◆ WHAT TO DO
With pictures left out, retype the lines from the start of the records through the one that contains "6.38, 6.79, 7.23];".

(Rows from a dataset of charts and code)

* * * * *

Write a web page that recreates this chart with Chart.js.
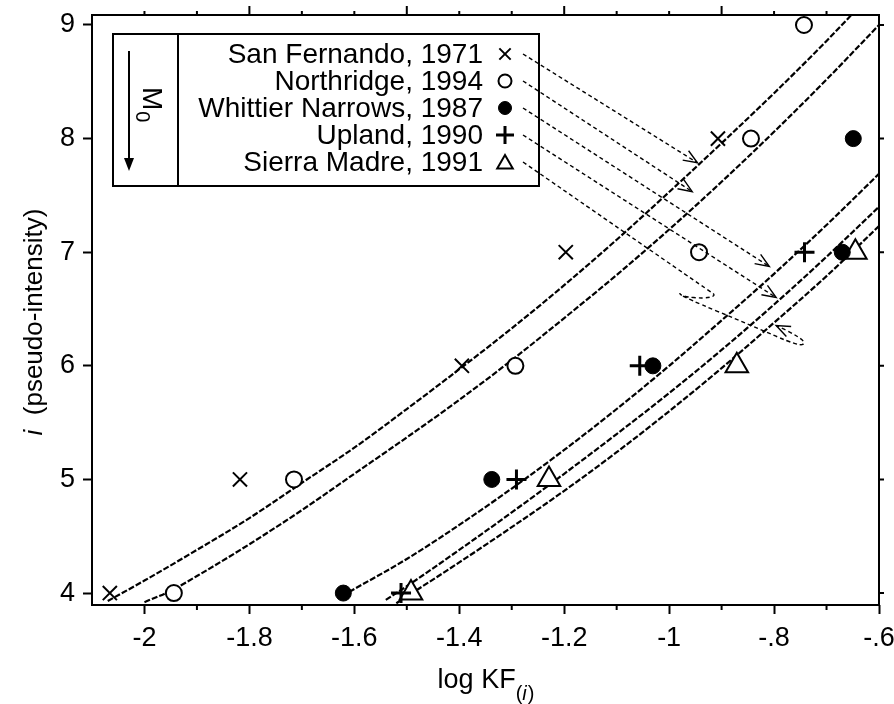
<!DOCTYPE html>
<html>
<head>
<meta charset="utf-8">
<script src="https://cdn.jsdelivr.net/npm/chart.js@4.4.0/dist/chart.umd.min.js"></script>
<style>
  html, body { margin: 0; padding: 0; background: #fff; }
</style>
</head>
<body>
<canvas id="c" width="894" height="704"></canvas>
<script>
// axis ranges and ticks
const xMin = -2.1, xMax = -0.6;
const yMin = 3.895, yMax = 9.088;
const xTickValues = [-2, -1.8, -1.6, -1.4, -1.2, -1, -0.8, -0.6];
const xTickLabels = ['-2', '-1.8', '-1.6', '-1.4', '-1.2', '-1', '-.8', '-.6'];
const yTickValues = [4, 5, 6, 7, 8, 9];

// observed points: log KF(i) for each intensity
const sanFernandoI = [4, 5, 6, 7, 8];
const sanFernandoKF = [-2.066, -1.818, -1.395, -1.197, -0.907];
const northridgeI = [4, 5, 6, 7, 8, 9];
const northridgeKF = [-1.944, -1.715, -1.293, -0.943, -0.844, -0.743];
const whittierI = [4, 5, 6, 7, 8];
const whittierKF = [-1.621, -1.338, -1.031, -0.670, -0.649];
const uplandI = [4, 5, 6, 7];
const uplandKF = [-1.511, -1.291, -1.056, -0.742];
const sierraI = [4, 5, 6, 7];
const sierraKF = [-1.492, -1.229, -0.871, -0.645];

// fitted curves
const curveSF_x = [-2.07, -2.0, -1.9, -1.8, -1.7, -1.6, -1.5, -1.4, -1.3, -1.2, -1.1, -1.0, -0.9, -0.8, -0.7, -0.64];
const curveSF_y = [3.93, 4.11, 4.38, 4.66, 4.97, 5.28, 5.62, 5.97, 6.33, 6.71, 7.11, 7.53, 7.96, 8.40, 8.86, 9.15];
const curveNR_x = [-2.0, -1.95, -1.9, -1.8, -1.7, -1.6, -1.5, -1.4, -1.3, -1.2, -1.1, -1.0, -0.9, -0.8, -0.7, -0.6];
const curveNR_y = [3.92, 4.02, 4.15, 4.43, 4.73, 5.05, 5.37, 5.70, 6.05, 6.42, 6.80, 7.20, 7.62, 8.06, 8.52, 9.00];
const curveWN_x = [-1.61, -1.5, -1.4, -1.3, -1.2, -1.1, -1.0, -0.9, -0.8, -0.7, -0.6];
const curveWN_y = [4.01, 4.30, 4.60, 4.92, 5.26, 5.62, 6.00, 6.40, 6.81, 7.24, 7.69];
const curveUP_x = [-1.54, -1.5, -1.4, -1.3, -1.2, -1.1, -1.0, -0.9, -0.8, -0.7, -0.6];
const curveUP_y = [3.94, 4.06, 4.38, 4.71, 5.05, 5.40, 5.76, 6.14, 6.54, 6.96, 7.40];
const curveSM_x = [-1.52, -1.5, -1.4, -1.3, -1.2, -1.1, -1.0, -0.9, -0.8, -0.7, -0.6];
const curveSM_y = [3.91, 3.97, 4.27, 4.58, 4.90, 5.24, 5.60, 5.98, 6.38, 6.79, 7.23];

const legendNames = ['San Fernando, 1971', 'Northridge, 1994', 'Whittier Narrows, 1987', 'Upland, 1990', 'Sierra Madre, 1991'];

// where the dashed arrows from the legend land (data coords)
const arrowTips = [[-0.946, 7.787], [-0.956, 7.533], [-0.809, 6.874], [-0.796, 6.601], [-0.796, 6.355]];
// the looping detour of the Sierra Madre arrow
const sierraDetour = [[-0.925, 6.663], [-0.910, 6.619], [-0.933, 6.592], [-0.974, 6.610], [-0.982, 6.645],
  [-0.971, 6.601], [-0.843, 6.355], [-0.752, 6.171], [-0.739, 6.206], [-0.764, 6.285]];

const FONT = '"Liberation Sans", Arial, sans-serif';

function pts(xs, ys) {
  return xs.map((v, k) => ({x: v, y: ys[k]}));
}

const markerSets = [
  {data: pts(sanFernandoKF, sanFernandoI), pointStyle: 'crossRot', pointRadius: 10, borderWidth: 2, backgroundColor: '#000'},
  {data: pts(northridgeKF, northridgeI), pointStyle: 'circle', pointRadius: 8, borderWidth: 2, backgroundColor: '#fff'},
  {data: pts(whittierKF, whittierI), pointStyle: 'circle', pointRadius: 8, borderWidth: 1, backgroundColor: '#000'},
  {data: pts(uplandKF, uplandI), pointStyle: 'cross', pointRadius: 10, borderWidth: 3, backgroundColor: '#000'},
  {data: pts(sierraKF, sierraI), pointStyle: 'triangle', pointRadius: 13, borderWidth: 2, backgroundColor: '#fff'}
].map(d => Object.assign(d, {borderColor: '#000', showLine: false, clip: false}));

const curveSets = [
  pts(curveSF_x, curveSF_y), pts(curveNR_x, curveNR_y), pts(curveWN_x, curveWN_y),
  pts(curveUP_x, curveUP_y), pts(curveSM_x, curveSM_y)
].map(d => ({
  data: d, showLine: true, pointRadius: 0, borderColor: '#000', borderWidth: 2.2,
  borderDash: [6, 2], cubicInterpolationMode: 'monotone', fill: false
}));

function drawMarker(ctx, style, x, y, r) {
  ctx.beginPath();
  if (style === 'crossRot') {
    const o = r * Math.SQRT1_2;
    ctx.moveTo(x - o, y - o); ctx.lineTo(x + o, y + o);
    ctx.moveTo(x - o, y + o); ctx.lineTo(x + o, y - o);
    ctx.stroke();
  } else if (style === 'cross') {
    ctx.moveTo(x - r, y); ctx.lineTo(x + r, y);
    ctx.moveTo(x, y - r); ctx.lineTo(x, y + r);
    ctx.stroke();
  } else if (style === 'triangle') {
    ctx.moveTo(x, y - r);
    ctx.lineTo(x + r * 0.866, y + r / 2);
    ctx.lineTo(x - r * 0.866, y + r / 2);
    ctx.closePath();
    ctx.fill(); ctx.stroke();
  } else {
    ctx.arc(x, y, r, 0, Math.PI * 2);
    ctx.fill(); ctx.stroke();
  }
}

function smoothPath(ctx, p) {
  ctx.beginPath();
  ctx.moveTo(p[0][0], p[0][1]);
  for (let k = 1; k < p.length - 1; k++) {
    const mx = (p[k][0] + p[k + 1][0]) / 2, my = (p[k][1] + p[k + 1][1]) / 2;
    ctx.quadraticCurveTo(p[k][0], p[k][1], mx, my);
  }
  ctx.lineTo(p[p.length - 1][0], p[p.length - 1][1]);
  ctx.stroke();
}

// frame, extra tick marks, legend box, arrows, axis titles
const decorations = {
  id: 'decorations',
  afterDraw(chart) {
    const {ctx, chartArea: a, scales: {x, y}} = chart;
    ctx.save();
    ctx.strokeStyle = '#000';
    ctx.fillStyle = '#000';

    // plot frame
    ctx.lineWidth = 2;
    ctx.strokeRect(a.left, a.top, a.right - a.left, a.bottom - a.top);

    // minor ticks bottom, ticks on top and right
    ctx.beginPath();
    for (let k = 1; k < 15; k++) {
      const v = xMin + k * 0.1;
      const px = x.getPixelForValue(v);
      if (k % 2 === 0) {
        ctx.moveTo(px, a.bottom); ctx.lineTo(px, a.bottom + 5);
      }
      const len = (k % 3 === 0) ? 9 : 4;
      ctx.moveTo(px, a.top); ctx.lineTo(px, a.top - len);
    }
    yTickValues.forEach(v => {
      const py = y.getPixelForValue(v);
      ctx.moveTo(a.right, py); ctx.lineTo(a.right + 5, py);
    });
    ctx.stroke();

    // legend box
    const L = a.left + 21, T = a.top + 19, W = 426, H = 152;
    ctx.strokeRect(L, T, W, H);
    ctx.beginPath();
    ctx.moveTo(L + 65, T); ctx.lineTo(L + 65, T + H);
    ctx.stroke();

    // M0 with downward arrow
    ctx.beginPath();
    ctx.moveTo(L + 16, T + 17); ctx.lineTo(L + 16, T + 126);
    ctx.stroke();
    ctx.beginPath();
    ctx.moveTo(L + 11, T + 124); ctx.lineTo(L + 21, T + 124); ctx.lineTo(L + 16, T + 137);
    ctx.closePath(); ctx.fill();

    ctx.save();
    ctx.translate(L + 38, T + 53);
    ctx.rotate(Math.PI / 2);
    ctx.font = '28px ' + FONT;
    ctx.textBaseline = 'middle';
    ctx.textAlign = 'left';
    ctx.fillText('M', 0, 0);
    const mw = ctx.measureText('M').width;
    ctx.font = '20px ' + FONT;
    ctx.fillText('0', mw + 1, 9);
    ctx.restore();

    // legend rows
    const styles = ['crossRot', 'circle', 'circle', 'cross', 'triangle'];
    const radii = [8, 6.5, 6.5, 9, 9];
    const fills = ['#000', '#fff', '#000', '#000', '#fff'];
    const widths = [2, 2, 1, 3, 2];
    ctx.font = '28px ' + FONT;
    ctx.textAlign = 'right';
    ctx.textBaseline = 'middle';
    const starts = [];
    legendNames.forEach((name, k) => {
      const ry = T + 20 + k * 27;
      ctx.fillStyle = '#000';
      ctx.fillText(name, L + 370, ry + 1);
      ctx.fillStyle = fills[k];
      ctx.lineWidth = widths[k];
      drawMarker(ctx, styles[k], L + 392, ry + (k === 4 ? 2 : 0), radii[k]);
      starts.push([L + 410, ry]);
    });

    // dashed arrows from the legend to the curves
    ctx.lineWidth = 1.4;
    arrowTips.forEach((tip, k) => {
      const path = [starts[k]];
      if (k === 4) {
        sierraDetour.forEach(q => path.push([x.getPixelForValue(q[0]), y.getPixelForValue(q[1])]));
      }
      const tx = x.getPixelForValue(tip[0]), ty = y.getPixelForValue(tip[1]);
      path.push([tx, ty]);
      ctx.setLineDash([4, 3]);
      smoothPath(ctx, path);
      ctx.setLineDash([]);
      const prev = path[path.length - 2];
      const ang = Math.atan2(ty - prev[1], tx - prev[0]);
      ctx.beginPath();
      ctx.moveTo(tx - 15 * Math.cos(ang - 0.38), ty - 15 * Math.sin(ang - 0.38));
      ctx.lineTo(tx, ty);
      ctx.lineTo(tx - 15 * Math.cos(ang + 0.38), ty - 15 * Math.sin(ang + 0.38));
      ctx.stroke();
    });

    // axis titles
    ctx.fillStyle = '#000';
    ctx.textAlign = 'left';
    ctx.textBaseline = 'alphabetic';
    ctx.save();
    ctx.translate(42, (a.top + a.bottom) / 2 + 12);
    ctx.rotate(-Math.PI / 2);
    ctx.font = 'italic 26px ' + FONT;
    const iw = ctx.measureText('i').width;
    ctx.font = '26px ' + FONT;
    const rest = '  (pseudo-intensity)';
    const rw = ctx.measureText(rest).width;
    const sx = -(iw + rw) / 2;
    ctx.font = 'italic 26px ' + FONT;
    ctx.fillText('i', sx, 0);
    ctx.font = '26px ' + FONT;
    ctx.fillText(rest, sx + iw, 0);
    ctx.restore();

    const cx = (a.left + a.right) / 2;
    ctx.font = '27px ' + FONT;
    const w1 = ctx.measureText('log KF').width;
    ctx.font = '20px ' + FONT;
    const wp = ctx.measureText('(').width, wq = ctx.measureText(')').width;
    ctx.font = 'italic 20px ' + FONT;
    const wi = ctx.measureText('i').width;
    let bx = cx - (w1 + wp + wi + wq) / 2;
    ctx.font = '27px ' + FONT;
    ctx.fillText('log KF', bx, 688);
    bx += w1;
    ctx.font = '20px ' + FONT;
    ctx.fillText('(', bx, 700);
    ctx.font = 'italic 20px ' + FONT;
    ctx.fillText('i', bx + wp, 700);
    ctx.font = '20px ' + FONT;
    ctx.fillText(')', bx + wp + wi + 1, 700);

    ctx.restore();
  }
};

new Chart(document.getElementById('c'), {
  type: 'scatter',
  data: {datasets: markerSets.concat(curveSets)},
  options: {
    responsive: false,
    animation: false,
    events: [],
    layout: {padding: {top: 14, right: 5, left: 0, bottom: 0}},
    plugins: {legend: {display: false}, tooltip: {enabled: false}},
    scales: {
      x: {
        type: 'linear', min: xMin, max: xMax,
        border: {display: false},
        grid: {drawOnChartArea: false, tickLength: 9, tickWidth: 2, tickColor: '#000'},
        ticks: {
          color: '#000', font: {family: FONT, size: 27}, padding: 8, maxRotation: 0, autoSkip: false,
          callback: (v, idx) => xTickLabels[idx]
        },
        afterBuildTicks: s => { s.ticks = xTickValues.map(v => ({value: v})); },
        afterFit: s => { s.height = 99; s.paddingLeft = 0; s.paddingRight = 0; }
      },
      y: {
        type: 'linear', min: yMin, max: yMax,
        border: {display: false},
        grid: {drawOnChartArea: false, tickLength: 9, tickWidth: 2, tickColor: '#000'},
        ticks: {color: '#000', font: {family: FONT, size: 27}, padding: 8},
        afterBuildTicks: s => { s.ticks = yTickValues.map(v => ({value: v})); },
        afterFit: s => { s.width = 92; s.paddingTop = 0; s.paddingBottom = 0; }
      }
    }
  },
  plugins: [decorations]
});
</script>
</body>
</html>
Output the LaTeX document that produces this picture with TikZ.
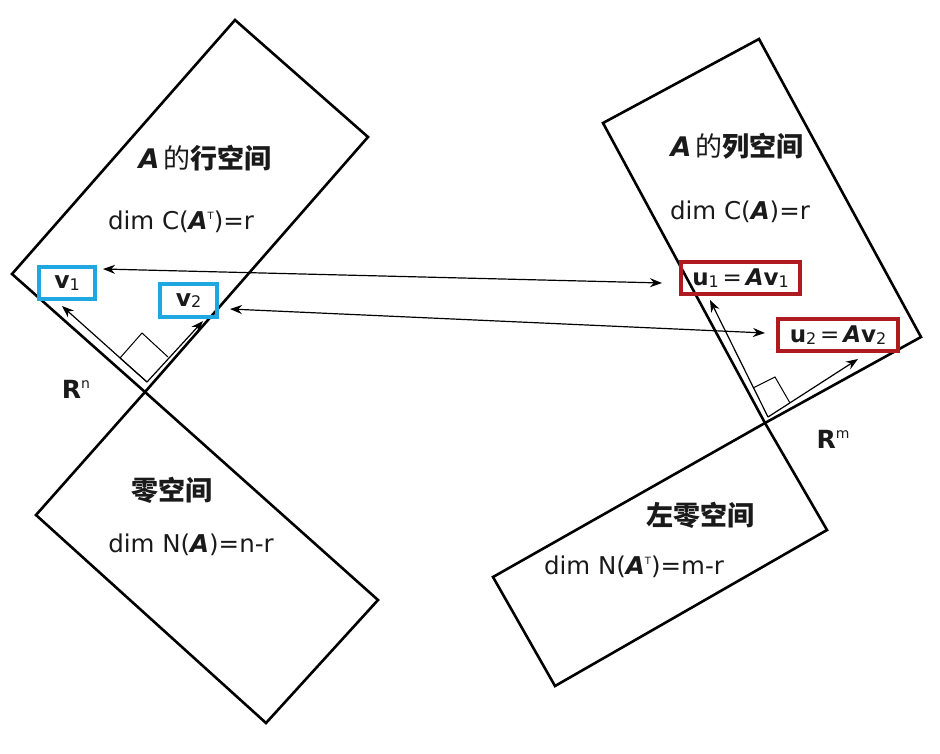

* * * * *

◆ ANSWER TO THIS TASK
Write a web page that recreates this chart with Chart.js.
<!DOCTYPE html>
<html>
<head>
<meta charset="utf-8">
<script src="https://cdn.jsdelivr.net/npm/chart.js@4.4.0/dist/chart.umd.min.js"></script>
<style>
  html, body { margin: 0; padding: 0; background: #fff; }
</style>
</head>
<body>
<canvas id="c" width="894" height="704"></canvas>
<script>
// axis ranges and ticks
const xMin = -2.1, xMax = -0.6;
const yMin = 3.895, yMax = 9.088;
const xTickValues = [-2, -1.8, -1.6, -1.4, -1.2, -1, -0.8, -0.6];
const xTickLabels = ['-2', '-1.8', '-1.6', '-1.4', '-1.2', '-1', '-.8', '-.6'];
const yTickValues = [4, 5, 6, 7, 8, 9];

// observed points: log KF(i) for each intensity
const sanFernandoI = [4, 5, 6, 7, 8];
const sanFernandoKF = [-2.066, -1.818, -1.395, -1.197, -0.907];
const northridgeI = [4, 5, 6, 7, 8, 9];
const northridgeKF = [-1.944, -1.715, -1.293, -0.943, -0.844, -0.743];
const whittierI = [4, 5, 6, 7, 8];
const whittierKF = [-1.621, -1.338, -1.031, -0.670, -0.649];
const uplandI = [4, 5, 6, 7];
const uplandKF = [-1.511, -1.291, -1.056, -0.742];
const sierraI = [4, 5, 6, 7];
const sierraKF = [-1.492, -1.229, -0.871, -0.645];

// fitted curves
const curveSF_x = [-2.07, -2.0, -1.9, -1.8, -1.7, -1.6, -1.5, -1.4, -1.3, -1.2, -1.1, -1.0, -0.9, -0.8, -0.7, -0.64];
const curveSF_y = [3.93, 4.11, 4.38, 4.66, 4.97, 5.28, 5.62, 5.97, 6.33, 6.71, 7.11, 7.53, 7.96, 8.40, 8.86, 9.15];
const curveNR_x = [-2.0, -1.95, -1.9, -1.8, -1.7, -1.6, -1.5, -1.4, -1.3, -1.2, -1.1, -1.0, -0.9, -0.8, -0.7, -0.6];
const curveNR_y = [3.92, 4.02, 4.15, 4.43, 4.73, 5.05, 5.37, 5.70, 6.05, 6.42, 6.80, 7.20, 7.62, 8.06, 8.52, 9.00];
const curveWN_x = [-1.61, -1.5, -1.4, -1.3, -1.2, -1.1, -1.0, -0.9, -0.8, -0.7, -0.6];
const curveWN_y = [4.01, 4.30, 4.60, 4.92, 5.26, 5.62, 6.00, 6.40, 6.81, 7.24, 7.69];
const curveUP_x = [-1.54, -1.5, -1.4, -1.3, -1.2, -1.1, -1.0, -0.9, -0.8, -0.7, -0.6];
const curveUP_y = [3.94, 4.06, 4.38, 4.71, 5.05, 5.40, 5.76, 6.14, 6.54, 6.96, 7.40];
const curveSM_x = [-1.52, -1.5, -1.4, -1.3, -1.2, -1.1, -1.0, -0.9, -0.8, -0.7, -0.6];
const curveSM_y = [3.91, 3.97, 4.27, 4.58, 4.90, 5.24, 5.60, 5.98, 6.38, 6.79, 7.23];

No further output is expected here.